Valter Hugo Mãe | Jornal de Notícias | opinião
Um Museu Salazar na casa onde o
ditador nasceu não é possível que seja isento de saudosismo. Há uma atmosfera
de capela na ideia impossível de apagar. Qualquer que seja o nome que se dê a
este espaço, o perigoso enfoque está criado. Por mais que se destituam os
conteúdos de ideologia, o gesto corrompe-se por definição. Os malfeitores devem
ser lembrados pelos lugares onde mataram e onde morreram, é isso que nos ensina
e nos urge lembrar.
Não é verdade que favorecer a
memória de Salazar como um "filho da terra", figurão na História do
país, seja só uma liberdade democrática, porque não é.
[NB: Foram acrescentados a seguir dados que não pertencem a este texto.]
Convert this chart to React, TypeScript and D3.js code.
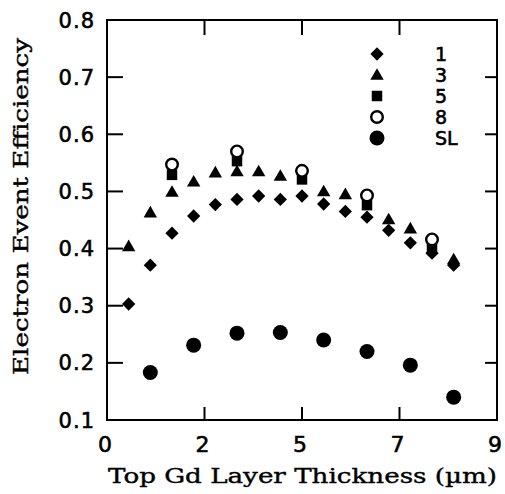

É uma desfaçatez.
Salazar mandou assassinar, criou campos de concentração, torturou, mentiu,
falseou eleições, dispôs do país e das colónias como se fossem sua mercearia e
seu jogo de soldadinhos. Por isso, o que diz respeito à saudade de Salazar não
é opinião, é desfaçatez. Não é exercício democrático, é branqueamento de um
regime que assassinou, torturou, mentiu e empobreceu os bolsos e os espíritos
dos portugueses e de todos os povos de que os portugueses tiveram a ilusão de
ser proprietários.
O museu que tinha de haver era o
que se perdeu com a sede da PIDE. Aí, sim, haveria de se espanar o saudosismo.
A simples ostentação daquelas portas e daquelas paredes serviria para se contar
a História a partir do prisma da decência; aquele que imediatamente diz que
nenhum poder se pode arrogar a perseguir os seus opositores. Ninguém nos pode
voltar a diminuir na liberdade de pensamento e de expressão. Não nos podem
matar.
O entusiasmo de Leonel Gouveia,
eleito pelo PS na autarquia de Santa Comba Dão, é, no mínimo, inusitado. Já
sabemos que o diabo encontra meios de colocar os néscios ao seu serviço, também
já suspeitávamos que muita da Esquerda trabalhasse na verdade para a mais pura Direita.
Que fizesse um favor tão grande ao fascismo é que não estaria à espera. De
Centro Interpretativo a lugar de velas é um passo. Com o rumo que o Mundo leva,
se não formos mais espertos, o que vemos a acontecer espantados em outros
países regressa ao nosso em esplendor. Quero dizer, para matar as saudades dos
assassinatos e dos desaparecimentos, e da tortura e da mais elementar mentira.
Vai ser uma curiosidade, depois, ver onde nasceu o novo ditador para cuidar de
lhe manter a casinha em pé e ir para lá interpretar o raio que parta.